Based on your description to me it seems a bit hackish and in some places even questionable.
Below are some of my comments:
1) Project the data on 3 principal components.
- Why 3? The information separating the classes might not be present within first 3 rotated axes.
2) Use k-means clustering on these components to select the biggest group and discard the others.
- Well, all the samples within this group will be similar to each other. If there are big differences between your classes you will end up retaining one class and removing the majority of the rest. In fact you will be removing samples that might be most informative for your classifier and retaining only the ones that cannot be separated.
3) Perform LDA on this "ball" of 3D points.
- The issue here is that LDA is designed to separate classes based on their normal distributions. Both classes share the same covariance matrix, but their means are different - this is the assumption LDA operates under. Imagine this was the case for your original data. Your procedures (especially k-means) would then group those two distributions under separate clusters and you would end up removing one of them. Then attempting LDA on one remaining, likely close to normal, distribution.
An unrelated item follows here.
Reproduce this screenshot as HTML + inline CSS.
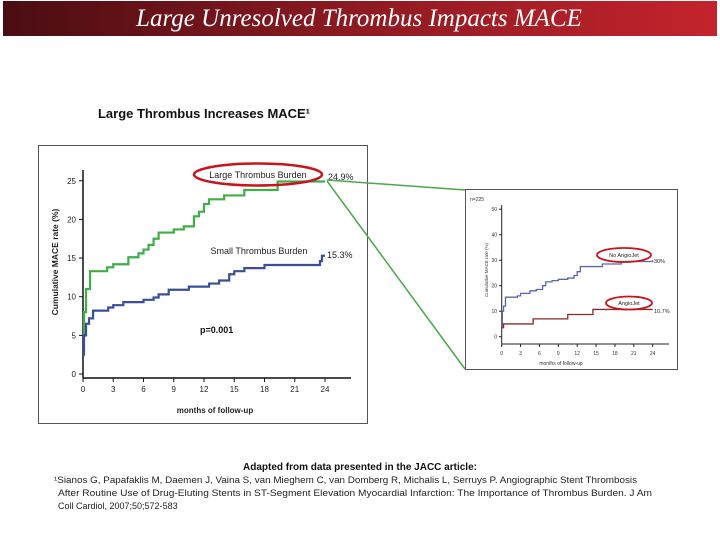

In short: it makes little sense to me. And it's hard to suggest anything without knowing how many samples and how many classes you have.
LDA and PCA are indeed often used together, but without the k-means performed in the middle. One use of PCA + LDA approach is for applying LDA in situations where there are more features than samples. You can search for term "Fisher faces" or "Eigen faces" for examples about applying it to face image classification.